Modern society is built on ever increasing technological advances. Recent decades have seen this advancement come from sophisticated processing and engineering perhaps best exemplified by miniaturization largely driven by the surge in nanoscience. Conversely, the discovery of fundamentally new materials has been more limited and many modern innovations rely on classic materials such as bulk silicon. A new class of materials, known as coordination polymers, represent an extremely attractive system for the rational design and tuning of new materials with tailored properties. While there have been dramatic advances in this area, there are still fundamental limitations in the composition of these materials that prevent their use in potentially transformative applications such as renewable energy, next generation electronics, and new magnetic materials. This fundamental research project, supported by the Solid State and Materials Chemistry Program in the Division of Materials Research, guides the discovery of a novel family of coordination polymers built upon sulfur-based nodes and linkers. Unlike most coordination polymers which rely upon oxygen- or nitrogen-based components, sulfur-based materials exhibit strong interactions between their individual building blocks which enhances their electronic and magnetic properties. Through advances in the fundamental synthetic techniques and an expansive compositional scope, these newly designed materials have the potential to enable new applications in revolutionary technology. In parallel with these research efforts, the principle investigator establishes a local conference in the Chicago area, particularly aimed at including undergraduate students, graduate students, and local postdoctoral researchers. This conference generates a community of researchers in the Chicago area as well as a link to ongoing efforts with younger students to increase scientific communication and literacy.

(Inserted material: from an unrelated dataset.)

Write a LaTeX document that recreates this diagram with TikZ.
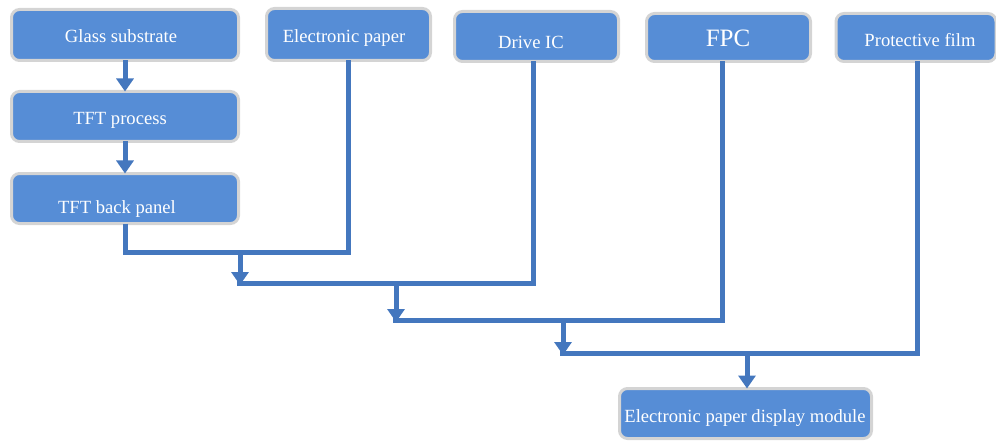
\documentclass[tikz,border=0pt]{standalone}
\usepackage{fontspec}
\setmainfont{Liberation Serif}
\usetikzlibrary{arrows.meta}

\definecolor{boxblue}{RGB}{86,141,214}
\definecolor{rimgray}{RGB}{212,212,212}
\definecolor{flowblue}{RGB}{68,119,190}

\tikzset{
  stage/.style={rectangle, rounded corners=8pt, fill=boxblue, draw=rimgray,
    line width=3pt, inner sep=0pt, outer sep=0pt},
  lbl/.style={anchor=base, text=white, font=\fontsize{18.6}{20}\selectfont, inner sep=0pt},
  flow/.style={draw=flowblue, line width=5pt, line join=miter},
  flowarrow/.style={flow, -{Triangle[width=17pt,length=13pt]}},
}

\begin{document}
\begin{tikzpicture}[x=1pt, y=-1pt]
  \useasboundingbox (0,0) rectangle (996,441);

  % process stages
  \node[stage, minimum width=227pt, minimum height=51pt] (gs)  at (125,35)    {};
  \node[stage, minimum width=227pt, minimum height=50pt] (tp)  at (125,116.5) {};
  \node[stage, minimum width=227pt, minimum height=50pt] (tbp) at (125,198.5) {};
  \node[stage, minimum width=164pt, minimum height=52pt] (ep)  at (348.5,34.5) {};
  \node[stage, minimum width=164pt, minimum height=50pt] (dic) at (536.5,36.5) {};
  \node[stage, minimum width=164pt, minimum height=48pt] (fpc) at (728.5,37.5) {};
  \node[stage, minimum width=160pt, minimum height=48pt] (pf)  at (916,37.5)  {};
  \node[stage, minimum width=252pt, minimum height=50pt] (mod) at (745.5,413.5) {};

  % stage captions
  \node[lbl] (gs-t)  at (121,43)  {Glass substrate};
  \node[lbl] (tp-t)  at (120,125) {TFT process};
  \node[lbl] (tbp-t) at (117,213) {TFT back panel};
  \node[lbl] (ep-t)  at (344,42.5) {Electronic paper};
  \node[lbl] (dic-t) at (531,49)  {Drive IC};
  \node[lbl, font=\fontsize{25}{27}\selectfont] (fpc-t) at (728,47) {FPC};
  \node[lbl] (pf-t)  at (920,47)  {Protective film};
  \node[lbl] (mod-t) at (745,422) {Electronic paper display module};

  % junction points of the assembly line
  \coordinate (j1)  at (125,252);
  \coordinate (a1s) at (240,252);
  \coordinate (a1e) at (240,285);
  \coordinate (j2)  at (237,283);
  \coordinate (a2s) at (396,283);
  \coordinate (a2e) at (396,322);
  \coordinate (j3)  at (393,320);
  \coordinate (a3s) at (563,320);
  \coordinate (a3e) at (563,355);
  \coordinate (j4)  at (560,353);
  \coordinate (a4s) at (747,353);

  % backplane build-up
  \draw[flowarrow] (gs.south) -- (tp.north);
  \draw[flowarrow] (tp.south) -- (tbp.north);

  % lamination steps
  \draw[flow] (tbp.south) -- (j1) -| (ep.south);
  \draw[flowarrow] (a1s) -- (a1e);
  \draw[flow] (j2) -| ([xshift=-3.5pt]dic.south);
  \draw[flowarrow] (a2s) -- (a2e);
  \draw[flow] (j3) -| ([xshift=-6.5pt]fpc.south);
  \draw[flowarrow] (a3s) -- (a3e);
  \draw[flow] (j4) -| ([xshift=1pt]pf.south);
  \draw[flowarrow] (a4s) -- ([xshift=1.5pt]mod.north);
\end{tikzpicture}
\end{document}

The key fundamental challenge associated with the discovery of new chalcogenide-based coordination polymers is the generation of reliable synthetic protocols for families of novel materials. Such synthetic protocols are relatively well established for more classic coordination polymer materials with carboxylate linkers. Several early examples of chalcogenide-based coordination polymers exhibit remarkable properties and activity, but there is a dearth of these materials compared to their O- and N-based congeners which arises from more poorly understood synthetic protocols. Precise synthetic control over these materials is required to tune morphology, crystallinity, solubility, and electronic structure. This fundamental research project, supported by the Solid State and Materials Chemistry Program in the Division of Materials Research, establishes the much needed reliable synthetic control that is essential for understanding and tuning bulk properties such as conductivity or magnetism, where defects and grain sizes may have a determinative role on the observed behavior. The synthetic protocols and the resulting family of new materials enables the detailed study of physical properties and more clearly elucidates how the incorporation of chalcogenides mediates enhanced magnetic and electronic coupling. Furthermore, these efforts enable the inclusion of new components into coordination polymers: for example, the researchers study new chalcogenide-based linkers as well as new nodes such as polynuclear chalcogenide clusters. The combination of synthetic access to a variety of new materials and a detailed understanding of their properties enables rational tuning and control over their functionality.
This award reflects NSF's statutory mission and has been deemed worthy of support through evaluation using the Foundation's intellectual merit and broader impacts review criteria.